From the first line of the data below through the line bearing "(dis) at (466,424);", reproduce each line exactly; do not include pictures.
——
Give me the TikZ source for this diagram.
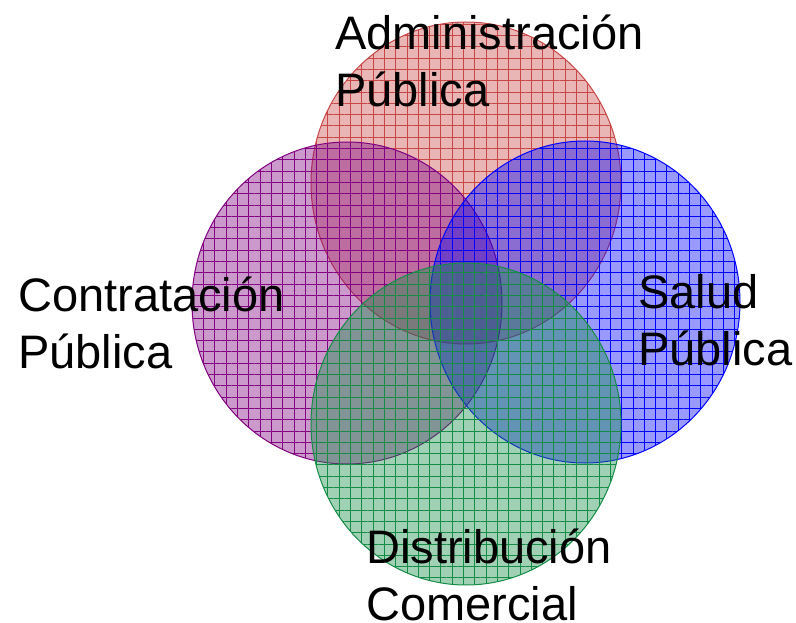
\documentclass[tikz,border=0pt]{standalone}
\usepackage{fontspec}
\setmainfont{Liberation Sans}
\usetikzlibrary{patterns.meta}
\definecolor{admred}{RGB}{200,70,70}
\definecolor{conpurple}{RGB}{128,0,128}
\definecolor{salblue}{RGB}{0,0,255}
\definecolor{disgreen}{RGB}{20,140,70}
\tikzset{x=1pt, y=-1pt,
  area/.style={draw=#1, line width=1pt, fill=#1, fill opacity=0.4,
    postaction={pattern={Hatch[distance=11.3pt, line width=0.6pt]}, pattern color=#1}},
  txt/.style={font=\fontsize{47}{57}\selectfont, align=left, anchor=base west, inner sep=0pt}}
\begin{document}
\begin{tikzpicture}
  \useasboundingbox (0,0) rectangle (796,623);
  \coordinate (adm) at (466,183);
  \coordinate (con) at (347,303);
  \coordinate (sal) at (585,302);
  \coordinate (dis) at (466,424);

  \draw[area=admred] (adm) ellipse [x radius=155, y radius=161];
  \draw[area=conpurple] (con) ellipse [x radius=155, y radius=161];
  \draw[area=salblue] (sal) ellipse [x radius=155, y radius=161];
  \draw[area=disgreen] (dis) ellipse [x radius=155, y radius=161];

  % anchor base = last line
  \node[txt] (admtxt) at (335,107) {Administración\\Pública};
  \node[txt] (contxt) at (18,368) {Contratación\\Pública};
  \node[txt] (saltxt) at (638,365) {Salud\\Pública};
  \node[txt] (distxt) at (366,620) {Distribución\\Comercial};
\end{tikzpicture}
\end{document}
——
> _Response to this task_
Give me the TikZ source for this diagram.
\documentclass[tikz,border=0pt]{standalone}
\usepackage{fontspec}
\setmainfont{Liberation Sans}
\usetikzlibrary{patterns.meta}
\definecolor{admred}{RGB}{200,70,70}
\definecolor{conpurple}{RGB}{128,0,128}
\definecolor{salblue}{RGB}{0,0,255}
\definecolor{disgreen}{RGB}{20,140,70}
\tikzset{x=1pt, y=-1pt,
  area/.style={draw=#1, line width=1pt, fill=#1, fill opacity=0.4,
    postaction={pattern={Hatch[distance=11.3pt, line width=0.6pt]}, pattern color=#1}},
  txt/.style={font=\fontsize{47}{57}\selectfont, align=left, anchor=base west, inner sep=0pt}}
\begin{document}
\begin{tikzpicture}
  \useasboundingbox (0,0) rectangle (796,623);
  \coordinate (adm) at (466,183);
  \coordinate (con) at (347,303);
  \coordinate (sal) at (585,302);
  \coordinate (dis) at (466,424);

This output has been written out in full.